## REQUIREMENT
Reproduce each line of the material exactly, minus any picture.
※
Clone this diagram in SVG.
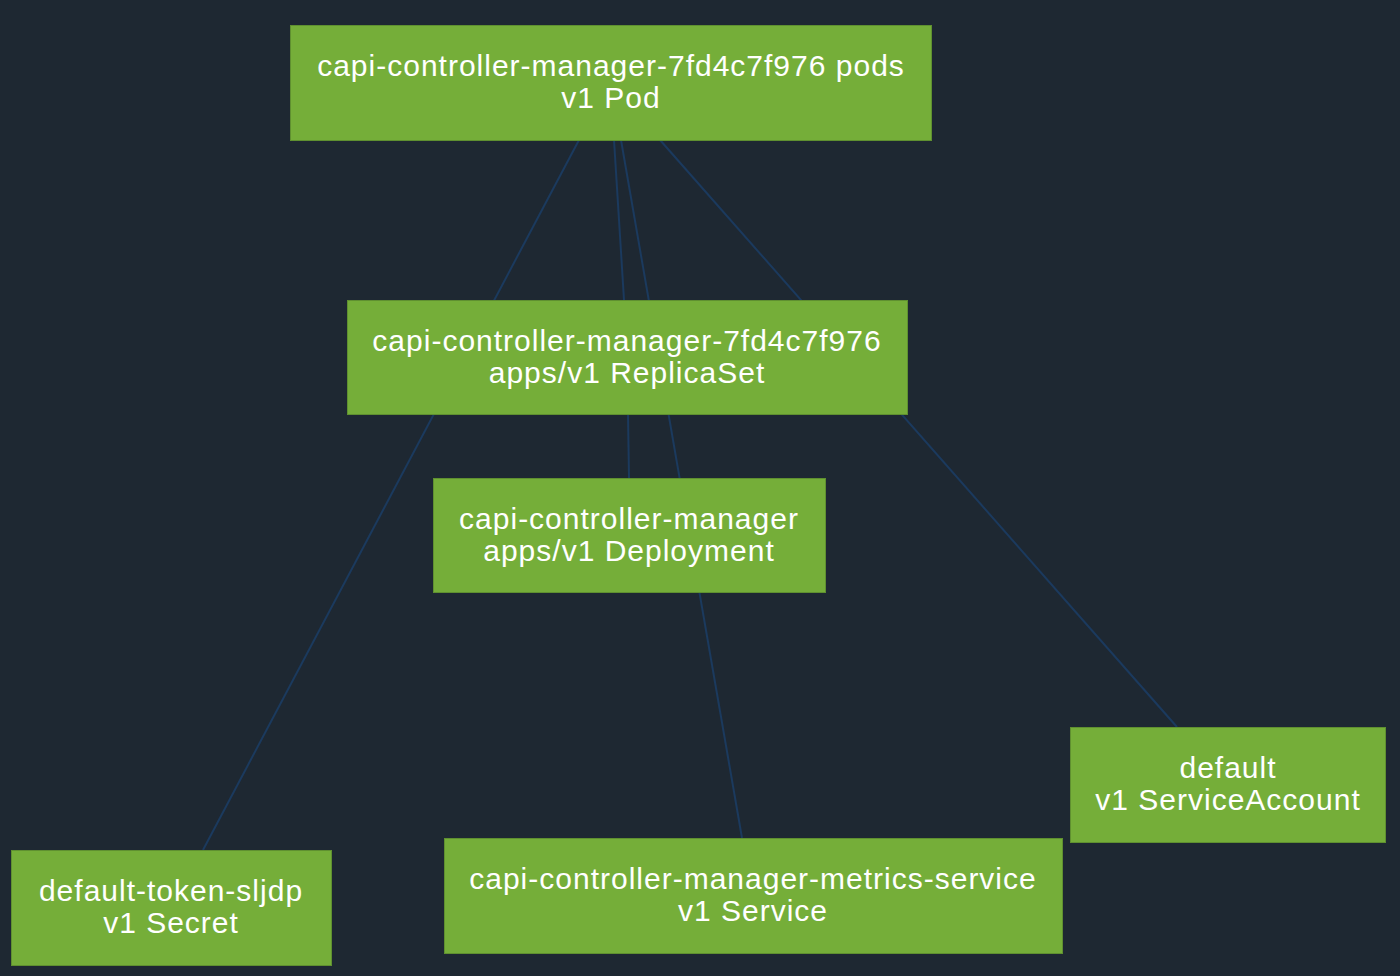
<svg xmlns="http://www.w3.org/2000/svg" width="1400" height="976" viewBox="0 0 1400 976">
<style>
.node rect{fill:#75ae39;stroke:#5f9030;stroke-width:1}
.node text{font-family:"Liberation Sans",Arial,sans-serif;font-size:30px;letter-spacing:1px;fill:#ffffff;text-anchor:middle}
.edges line{stroke:#1b3a5e;stroke-width:2}
</style>
<rect x="0" y="0" width="1400" height="976" fill="#1e2832"/>
<g id="connectors" class="edges">
<line x1="579" y1="140" x2="203" y2="850"/>
<line x1="614" y1="140" x2="624" y2="300"/>
<line x1="628" y1="414" x2="629" y2="478"/>
<line x1="621" y1="140" x2="742" y2="838"/>
<line x1="660" y1="140" x2="1177" y2="727"/>
</g>
<g id="pod" class="node">
<rect x="290.5" y="25.5" width="641" height="115"/>
<text x="611" y="76">capi-controller-manager-7fd4c7f976 pods</text>
<text x="611" y="108">v1 Pod</text>
</g>
<g id="replicaset" class="node">
<rect x="347.5" y="300.5" width="560" height="114"/>
<text x="627" y="351">capi-controller-manager-7fd4c7f976</text>
<text x="627" y="383">apps/v1 ReplicaSet</text>
</g>
<g id="deployment" class="node">
<rect x="433.5" y="478.5" width="392" height="114"/>
<text x="629" y="529">capi-controller-manager</text>
<text x="629" y="561">apps/v1 Deployment</text>
</g>
<g id="secret" class="node">
<rect x="11.5" y="850.5" width="320" height="115"/>
<text x="171" y="901">default-token-sljdp</text>
<text x="171" y="933">v1 Secret</text>
</g>
<g id="service" class="node">
<rect x="444.5" y="838.5" width="618" height="115"/>
<text x="753" y="889">capi-controller-manager-metrics-service</text>
<text x="753" y="921">v1 Service</text>
</g>
<g id="serviceaccount" class="node">
<rect x="1070.5" y="727.5" width="315" height="115"/>
<text x="1228" y="778">default</text>
<text x="1228" y="810">v1 ServiceAccount</text>
</g>
</svg>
※
## THE OUTPUT
Clone this diagram in SVG.
<svg xmlns="http://www.w3.org/2000/svg" width="1400" height="976" viewBox="0 0 1400 976">
<style>
.node rect{fill:#75ae39;stroke:#5f9030;stroke-width:1}
.node text{font-family:"Liberation Sans",Arial,sans-serif;font-size:30px;letter-spacing:1px;fill:#ffffff;text-anchor:middle}
.edges line{stroke:#1b3a5e;stroke-width:2}
</style>
<rect x="0" y="0" width="1400" height="976" fill="#1e2832"/>
<g id="connectors" class="edges">
<line x1="579" y1="140" x2="203" y2="850"/>
<line x1="614" y1="140" x2="624" y2="300"/>
<line x1="628" y1="414" x2="629" y2="478"/>
<line x1="621" y1="140" x2="742" y2="838"/>
<line x1="660" y1="140" x2="1177" y2="727"/>
</g>
<g id="pod" class="node">
<rect x="290.5" y="25.5" width="641" height="115"/>
<text x="611" y="76">capi-controller-manager-7fd4c7f976 pods</text>
<text x="611" y="108">v1 Pod</text>
</g>
<g id="replicaset" class="node">
<rect x="347.5" y="300.5" width="560" height="114"/>
<text x="627" y="351">capi-controller-manager-7fd4c7f976</text>
<text x="627" y="383">apps/v1 ReplicaSet</text>
</g>
<g id="deployment" class="node">
<rect x="433.5" y="478.5" width="392" height="114"/>
<text x="629" y="529">capi-controller-manager</text>
<text x="629" y="561">apps/v1 Deployment</text>
</g>
<g id="secret" class="node">
<rect x="11.5" y="850.5" width="320" height="115"/>
<text x="171" y="901">default-token-sljdp</text>
<text x="171" y="933">v1 Secret</text>
</g>
<g id="service" class="node">
<rect x="444.5" y="838.5" width="618" height="115"/>
<text x="753" y="889">capi-controller-manager-metrics-service</text>
<text x="753" y="921">v1 Service</text>
</g>
<g id="serviceaccount" class="node">
<rect x="1070.5" y="727.5" width="315" height="115"/>
<text x="1228" y="778">default</text>
<text x="1228" y="810">v1 ServiceAccount</text>
</g>
</svg>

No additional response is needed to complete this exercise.